Cette définition est aussi celle que l'on peut retrouver sur le site de l'Organisation des nations unies dédiées aux énergies renouvelables (lien archivé ici).
"On peut aussi l'entendre au sens 'commun' qui correspond plutôt au fait que ce soit inépuisable, comme la ressource solaire, les courants marins, la lune", ajoute-t-il le 14 août auprès de l'AFP.
Or, "imaginons qu'on ait une source d'hydrocarbures de pétrole, de gaz, qui soit quasi illimitée, 'renouvelable' au sens commun donc. Mais qu'est-ce que ça aurait d'intéressant, ou de renouvelable ? Absolument rien : on aurait un problème énorme de pollution et d'émissions de gaz à effet de serre, en fait, on produirait de manière 'renouvelable' des polluants".

"Donc il y a une forme d'abus et puis de tromperie à vouloir utiliser le mot 'renouvelable'", conclut-il.
Concernant les hydrocarbures d'origine biotique, il est encore plus impropre de les qualifier de "renouvelables", selon tous les spécialistes interrogés par l'AFP.
"Le terme de 'renouvelable' ne s'applique qu'à des sources d'énergie rapidement disponibles. Il n'est pas concevable d'attendre des millions d'années pour former du charbon, du pétrole ou du gaz, alors que nous l'épuisons en quelques décennies", explique Thomas Lauvaux, chercheur en sciences du climat spécialisé dans le cycle du carbone, le 18 août à l'AFP (lien archivé ici).
Et ce, même si dans la pratique, environ 35% des gisements de pétrole connus sont exploités, pour des raisons technologiques (lien archivé ici).
Ces énergies ne sont donc pas renouvelables à l'échelle de temps humaine, confirme le chercheur au LSCE Philippe Ciais : "le pétrole et le gaz se sont formés dès lentement au cours de l'histoire de la Terre il y a plusieurs dizaines de millions d'années, avec une configuration différente des océans et des continents à cette époque.

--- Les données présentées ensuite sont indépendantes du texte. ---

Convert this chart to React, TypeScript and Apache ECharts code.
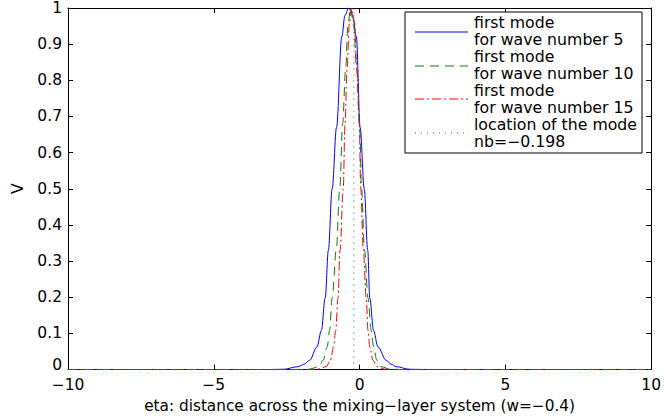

On les appelle carbone fossile. Ces stocks de carbone ne sont pas renouvelables car la formation de nouveaux dépôts d'hydrocarbures prendra des millions d'années" (lien archivé ici).
"Il est très clair que, quelle que soit l'hypothèse retenue sur le processus de formation de ces combustibles, le taux de consommation actuel est infiniment plus rapide que le taux de renouvellement, ce qui invalide l'affirmation qu'il s'agit d'une énergie renouvelable", conclut François-Marie Bréon.